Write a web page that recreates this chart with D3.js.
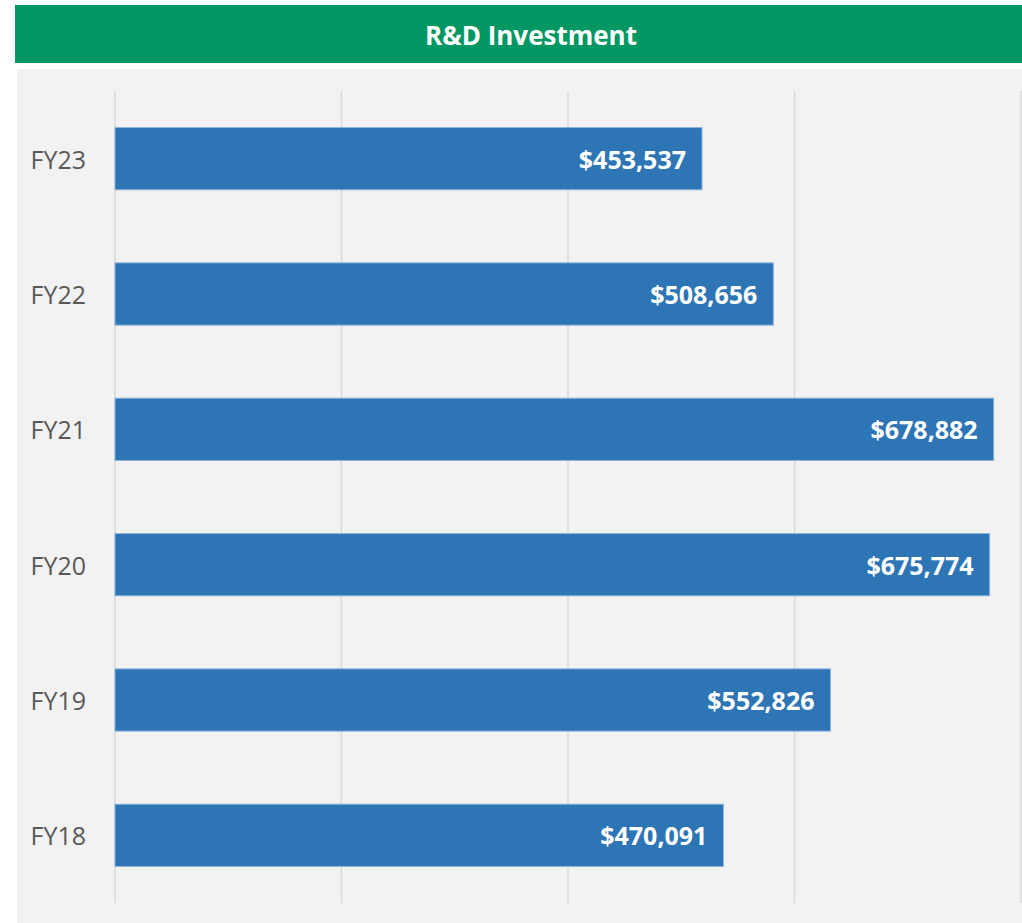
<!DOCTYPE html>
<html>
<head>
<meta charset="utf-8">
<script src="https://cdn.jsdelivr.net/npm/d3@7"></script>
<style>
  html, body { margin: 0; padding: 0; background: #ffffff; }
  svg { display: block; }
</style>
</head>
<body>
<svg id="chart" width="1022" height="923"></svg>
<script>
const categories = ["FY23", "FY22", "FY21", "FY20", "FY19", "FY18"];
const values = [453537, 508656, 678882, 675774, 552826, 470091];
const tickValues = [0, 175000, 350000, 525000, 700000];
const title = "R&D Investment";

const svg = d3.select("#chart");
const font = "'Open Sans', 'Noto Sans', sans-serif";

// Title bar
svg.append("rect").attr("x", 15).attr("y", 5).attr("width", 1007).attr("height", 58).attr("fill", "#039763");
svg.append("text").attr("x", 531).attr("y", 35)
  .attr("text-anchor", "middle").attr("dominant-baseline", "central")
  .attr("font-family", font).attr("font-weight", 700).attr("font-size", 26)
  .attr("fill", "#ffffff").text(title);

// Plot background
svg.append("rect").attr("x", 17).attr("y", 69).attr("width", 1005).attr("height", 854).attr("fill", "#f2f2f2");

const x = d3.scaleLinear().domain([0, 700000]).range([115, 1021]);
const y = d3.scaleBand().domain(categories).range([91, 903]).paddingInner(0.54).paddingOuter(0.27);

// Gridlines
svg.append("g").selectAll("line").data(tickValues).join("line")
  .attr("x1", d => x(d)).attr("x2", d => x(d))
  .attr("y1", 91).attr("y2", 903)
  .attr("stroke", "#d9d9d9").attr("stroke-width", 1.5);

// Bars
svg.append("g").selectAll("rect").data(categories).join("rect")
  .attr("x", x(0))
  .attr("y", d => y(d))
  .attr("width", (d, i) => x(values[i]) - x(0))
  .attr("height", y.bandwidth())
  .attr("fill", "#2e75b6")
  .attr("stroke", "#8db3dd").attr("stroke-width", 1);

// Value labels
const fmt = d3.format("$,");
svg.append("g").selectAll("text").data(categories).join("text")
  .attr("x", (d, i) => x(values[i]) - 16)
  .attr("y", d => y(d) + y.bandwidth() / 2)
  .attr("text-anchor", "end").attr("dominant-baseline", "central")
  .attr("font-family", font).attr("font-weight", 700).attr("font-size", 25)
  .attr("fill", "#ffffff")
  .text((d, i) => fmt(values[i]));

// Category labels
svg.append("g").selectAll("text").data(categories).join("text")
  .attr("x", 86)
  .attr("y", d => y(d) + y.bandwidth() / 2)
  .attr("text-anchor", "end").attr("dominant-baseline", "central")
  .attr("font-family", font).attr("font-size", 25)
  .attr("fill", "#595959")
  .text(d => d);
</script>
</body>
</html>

=======

## TASK REQUIREMENTS:
Quote everything in the listing above exactly; pictures are the only thing to omit.

## SOLUTION TO THIS TASK:
Write a web page that recreates this chart with D3.js.
<!DOCTYPE html>
<html>
<head>
<meta charset="utf-8">
<script src="https://cdn.jsdelivr.net/npm/d3@7"></script>
<style>
  html, body { margin: 0; padding: 0; background: #ffffff; }
  svg { display: block; }
</style>
</head>
<body>
<svg id="chart" width="1022" height="923"></svg>
<script>
const categories = ["FY23", "FY22", "FY21", "FY20", "FY19", "FY18"];
const values = [453537, 508656, 678882, 675774, 552826, 470091];
const tickValues = [0, 175000, 350000, 525000, 700000];
const title = "R&D Investment";

const svg = d3.select("#chart");
const font = "'Open Sans', 'Noto Sans', sans-serif";

// Title bar
svg.append("rect").attr("x", 15).attr("y", 5).attr("width", 1007).attr("height", 58).attr("fill", "#039763");
svg.append("text").attr("x", 531).attr("y", 35)
  .attr("text-anchor", "middle").attr("dominant-baseline", "central")
  .attr("font-family", font).attr("font-weight", 700).attr("font-size", 26)
  .attr("fill", "#ffffff").text(title);

// Plot background
svg.append("rect").attr("x", 17).attr("y", 69).attr("width", 1005).attr("height", 854).attr("fill", "#f2f2f2");

const x = d3.scaleLinear().domain([0, 700000]).range([115, 1021]);
const y = d3.scaleBand().domain(categories).range([91, 903]).paddingInner(0.54).paddingOuter(0.27);

// Gridlines
svg.append("g").selectAll("line").data(tickValues).join("line")
  .attr("x1", d => x(d)).attr("x2", d => x(d))
  .attr("y1", 91).attr("y2", 903)
  .attr("stroke", "#d9d9d9").attr("stroke-width", 1.5);

// Bars
svg.append("g").selectAll("rect").data(categories).join("rect")
  .attr("x", x(0))
  .attr("y", d => y(d))
  .attr("width", (d, i) => x(values[i]) - x(0))
  .attr("height", y.bandwidth())
  .attr("fill", "#2e75b6")
  .attr("stroke", "#8db3dd").attr("stroke-width", 1);

// Value labels
const fmt = d3.format("$,");
svg.append("g").selectAll("text").data(categories).join("text")
  .attr("x", (d, i) => x(values[i]) - 16)
  .attr("y", d => y(d) + y.bandwidth() / 2)
  .attr("text-anchor", "end").attr("dominant-baseline", "central")
  .attr("font-family", font).attr("font-weight", 700).attr("font-size", 25)
  .attr("fill", "#ffffff")
  .text((d, i) => fmt(values[i]));

// Category labels
svg.append("g").selectAll("text").data(categories).join("text")
  .attr("x", 86)
  .attr("y", d => y(d) + y.bandwidth() / 2)
  .attr("text-anchor", "end").attr("dominant-baseline", "central")
  .attr("font-family", font).attr("font-size", 25)
  .attr("fill", "#595959")
  .text(d => d);
</script>
</body>
</html>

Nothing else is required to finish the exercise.